I just set up a test system with a freshly installed 14.04.3 LTS, and this runs kernel

$ uname -a
Linux freeplay 3.19.0-47-generic #53~14.04.1-Ubuntu SMP Mon Jan 18 16:09:14 UTC 2016 x86_64 x86_64 x86_64 GNU/Linux

I noticed that the /etc/apt/sources.list is different.
The production server has

deb http://at.archive.ubuntu.com/ubuntu/ trusty main
while the test system has

deb http://at.archive.ubuntu.com/ubuntu/ trusty main restricted
is this the reason?

Can anyone clarify to me what is wrong with my productive system, why is it not getting upgrades?
Problem is that I own a piece of hardware that is not recognized on the production system but is up and running on the test system and I suspect it is the old kernel that is preventig it from working.

sulla
January 31st, 2016, 02:57 PM
ok, I added the restricted component, no difference.
I even copied the sources.list file from the test system to the productive system, no difference.

ajgreeny
January 31st, 2016, 03:49 PM
This is all related to the hardware-enablement stack https://wiki.ubuntu.com/Kernel/LTSEnablementStack which is not really necessary for a server with no GUI, unless you specifically need some of the extra kernel drivers, though you still will not need any of the graphic software enhancement packages.

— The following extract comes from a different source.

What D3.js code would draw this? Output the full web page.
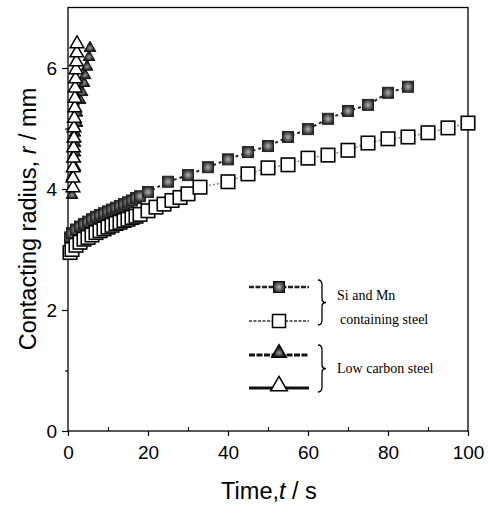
<!DOCTYPE html>
<html><head><meta charset="utf-8">
<script src="https://cdn.jsdelivr.net/npm/d3@7"></script>
<style>body{margin:0;background:#fff}svg{display:block}</style>
</head><body>
<svg id="c" width="488" height="505"></svg>
<script>
// Si and Mn containing steel — filled squares
const siFilledT = [0.5,1,2,3,4,5,6,7,8,9,10,11,12,13,14,15,16,17,18,20,25,30,35,40,45,50,55,60,65,70,75,80,85];
const siFilledR = [3.2,3.27,3.33,3.38,3.42,3.46,3.5,3.54,3.57,3.6,3.63,3.66,3.69,3.72,3.75,3.78,3.81,3.85,3.88,3.95,4.12,4.23,4.36,4.49,4.61,4.71,4.86,4.99,5.16,5.29,5.39,5.59,5.69];
// Si and Mn containing steel — open squares
const siOpenT = [0.5,1,2,3,4,5,6,7,8,9,10,11,12,13,14,15,16,17,18,20,22,24,26,28,30,33,40,45,50,55,60,65,70,75,80,85,90,95,100];
const siOpenR = [2.95,3.0,3.07,3.12,3.17,3.2,3.24,3.28,3.31,3.34,3.37,3.4,3.43,3.45,3.48,3.5,3.53,3.55,3.58,3.64,3.7,3.75,3.81,3.86,3.92,4.03,4.12,4.25,4.35,4.4,4.51,4.56,4.64,4.76,4.83,4.86,4.93,5.01,5.09];
// Low carbon steel — filled triangles
const lcFilledT = [1,1,1.75,1.75,1.75,1.75,2.25,2.25,3,3.5,4,4.25,4.75,5.25,5.5];
const lcFilledR = [3.9,4.2,4.36,4.6,4.76,4.93,5.09,5.26,5.47,5.6,5.75,5.88,6.02,6.18,6.33];
// Low carbon steel — open triangles
const lcOpenT = [1.25,1.25,1.3,1.4,1.4,1.5,1.5,1.6,1.7,1.75,1.8,1.9,2.0,2.1,2.2,2.25];
const lcOpenR = [4.02,4.18,4.35,4.51,4.68,4.84,5.01,5.17,5.34,5.5,5.67,5.82,5.97,6.1,6.25,6.4];

const xTicks = [0,20,40,60,80,100];
const yTicks = [0,2,4,6];
const legendLabels = ["Si and Mn", "containing steel", "Low carbon steel"];

const svg = d3.select("#c");
const m = {l:68, r:468, t:7.5, b:431};
const x = d3.scaleLinear().domain([0,100]).range([m.l, m.r]);
const y = d3.scaleLinear().domain([0,7]).range([m.b, m.t]);

const defs = svg.append("defs");
const g1 = defs.append("radialGradient").attr("id","gs");
g1.append("stop").attr("offset","0%").attr("stop-color","#b0b0b0");
g1.append("stop").attr("offset","45%").attr("stop-color","#777");
g1.append("stop").attr("offset","100%").attr("stop-color","#2a2a2a");
const g2 = defs.append("radialGradient").attr("id","gt").attr("cy","65%");
g2.append("stop").attr("offset","0%").attr("stop-color","#999");
g2.append("stop").attr("offset","60%").attr("stop-color","#333");
g2.append("stop").attr("offset","100%").attr("stop-color","#111");

// frame
svg.append("rect").attr("x",m.l).attr("y",m.t).attr("width",m.r-m.l).attr("height",m.b-m.t)
  .attr("fill","none").attr("stroke","#000").attr("stroke-width",1.3);

// axes
const xa = svg.append("g").attr("transform",`translate(0,${m.b})`)
  .call(d3.axisBottom(x).tickValues(xTicks).tickSize(5).tickFormat(d3.format("d")));
const xm = svg.append("g").attr("transform",`translate(0,${m.b})`)
  .call(d3.axisTop(x).tickValues([10,30,50,70,90]).tickSize(4).tickFormat(""));
const ya = svg.append("g").attr("transform",`translate(${m.l},0)`)
  .call(d3.axisLeft(y).tickValues(yTicks).tickSize(6).tickFormat(d3.format("d")));
const ym = svg.append("g").attr("transform",`translate(${m.l},0)`)
  .call(d3.axisLeft(y).tickValues([1,3,5]).tickSize(3).tickFormat(""));
[xa,xm,ya,ym].forEach(a=>{a.select(".domain").remove();a.selectAll("line").attr("stroke","#000").attr("stroke-width",1.2);});
xa.selectAll("text").attr("font-family","Liberation Sans, Arial, sans-serif").attr("font-size",19).attr("fill","#000").attr("dy","1.05em");
ya.selectAll("text").attr("font-family","Liberation Sans, Arial, sans-serif").attr("font-size",19).attr("fill","#000").attr("dx","-0.1em");

// titles
const xt = svg.append("text").attr("x",269).attr("y",499).attr("text-anchor","middle")
  .attr("font-family","Liberation Sans, Arial, sans-serif").attr("font-size",23.5);
xt.append("tspan").text("Time,");
xt.append("tspan").attr("font-style","italic").text("t");
xt.append("tspan").text(" / s");
const yt = svg.append("text").attr("transform","translate(36,219) rotate(-90)").attr("text-anchor","middle")
  .attr("font-family","Liberation Sans, Arial, sans-serif").attr("font-size",23.5);
yt.append("tspan").text("Contacting radius, ");
yt.append("tspan").attr("font-style","italic").text("r");
yt.append("tspan").text(" / mm");

const line = d3.line().x(d=>x(d[0])).y(d=>y(d[1]));
const zip = (a,b)=>a.map((v,i)=>[v,b[i]]);
const sF = zip(siFilledT, siFilledR), sO = zip(siOpenT, siOpenR);
const tF = zip(lcFilledT, lcFilledR), tO = zip(lcOpenT, lcOpenR);

const plot = svg.append("g");
plot.append("path").datum(sF).attr("d",line).attr("fill","none").attr("stroke","#222").attr("stroke-width",2).attr("stroke-dasharray","3,3");
plot.append("path").datum(sO).attr("d",line).attr("fill","none").attr("stroke","#888").attr("stroke-width",1.5).attr("stroke-dasharray","2,2");

const sq = (sel, data, s, fill, stroke, sw) => sel.selectAll(null).data(data).join("rect")
  .attr("x",d=>x(d[0])-s/2).attr("y",d=>y(d[1])-s/2).attr("width",s).attr("height",s)
  .attr("fill",fill).attr("stroke",stroke).attr("stroke-width",sw);
const tri = (sel, data, s, fill, stroke, sw) => sel.selectAll(null).data(data).join("path")
  .attr("d", d3.symbol().type(d3.symbolTriangle).size(s))
  .attr("transform", d=>`translate(${x(d[0])},${y(d[1])})`)
  .attr("fill",fill).attr("stroke",stroke).attr("stroke-width",sw);

sq(plot, sF, 11, "url(#gs)", "#222", 1);
sq(plot, sO, 13.5, "#fff", "#000", 1.6);
plot.append("path").datum(tF).attr("d",line).attr("fill","none").attr("stroke","#222").attr("stroke-width",1.5);
tri(plot, tF, 60, "url(#gt)", "#111", 1);
plot.append("path").datum(tO).attr("d",line).attr("fill","none").attr("stroke","#000").attr("stroke-width",1.5);
tri(plot, tO, 80, "#fff", "#000", 1.5);

// legend
const lg = svg.append("g");
const rows = [
  {yy:287, kind:"sq", fill:"url(#gs)", col:"#222", dash:"5,1.5", sw:2.5},
  {yy:321, kind:"sq", fill:"#fff", col:"#666", dash:"3,1.5", sw:1.8},
  {yy:355, kind:"tri", fill:"url(#gt)", col:"#111", dash:"6,1.5", sw:3},
  {yy:388, kind:"tri", fill:"#fff", col:"#111", dash:null, sw:3}
];
rows.forEach(r=>{
  lg.append("line").attr("x1",249).attr("x2",309).attr("y1",r.yy).attr("y2",r.yy)
    .attr("stroke",r.col).attr("stroke-width",r.sw).attr("stroke-dasharray",r.dash);
  if(r.kind==="sq"){
    const s = r.fill==="#fff"?13:11;
    lg.append("rect").attr("x",279-s/2).attr("y",r.yy-s/2).attr("width",s).attr("height",s)
      .attr("fill",r.fill).attr("stroke","#000").attr("stroke-width",r.fill==="#fff"?1.5:1);
  } else {
    lg.append("path").attr("d",d3.symbol().type(d3.symbolTriangle).size(r.fill==="#fff"?120:90))
      .attr("transform",`translate(279,${r.yy-2})`).attr("fill",r.fill).attr("stroke","#000").attr("stroke-width",1.5);
  }
});
const brace = (x0, y0, y1) => {
  const ym = (y0+y1)/2;
  return `M${x0},${y0} Q${x0+4},${y0} ${x0+4},${y0+5} L${x0+4},${ym-4} Q${x0+4},${ym} ${x0+8},${ym} Q${x0+4},${ym} ${x0+4},${ym+4} L${x0+4},${y1-5} Q${x0+4},${y1} ${x0},${y1}`;
};
lg.append("path").attr("d",brace(318,280,325)).attr("fill","none").attr("stroke","#000").attr("stroke-width",1.3);
lg.append("path").attr("d",brace(318,345,392)).attr("fill","none").attr("stroke","#000").attr("stroke-width",1.3);
const lt = {"font-family":"Liberation Serif, Times New Roman, serif","font-size":14};
lg.append("text").attr("x",337).attr("y",300).attr("font-family",lt["font-family"]).attr("font-size",lt["font-size"]).text(legendLabels[0]);
lg.append("text").attr("x",340).attr("y",324).attr("font-family",lt["font-family"]).attr("font-size",lt["font-size"]).text(legendLabels[1]);
lg.append("text").attr("x",337).attr("y",373).attr("font-family",lt["font-family"]).attr("font-size",lt["font-size"]).text(legendLabels[2]);
</script>
</body></html>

You can add the higher series of the kernel alone by installing the linux-generic-lts-vivid package which will bring in all the 3.19.0-47 packages of that series and ensure they are continuously updated from that point as new versions arrive in the repos. You can also move to the wily series 4.2.0-25 if you want to try it.

However, if the 3.13.0- series is doing all that you need, it is probably less trouble to keep that as it will continue to be supported until the end of trusty's support period; if you change to the vivd or wily series they will all have only 9 months of support in total, so vivid is nearly finished already and wily has only 6 months left. When xenial (16.04) appears in April there may well be a chance to use the kernel series from that but it is certainly not available at the moment in the normal repos.

sulla
January 31st, 2016, 05:01 PM
OK, thank you!
As this is a production server (indeed without GUI) I stick to LTS (just to avoid upgrading too often), but I do usually upgrade from LTS to LTS, so the next do-release-upgrade will not be far away.
For the moment I'll continue the tests with the new hardware on the test-system with it's 3.19 kernel that knows this hardware, and when I'll move the hardware over to the production system I'll give the linux-generic-lts-vivid a try.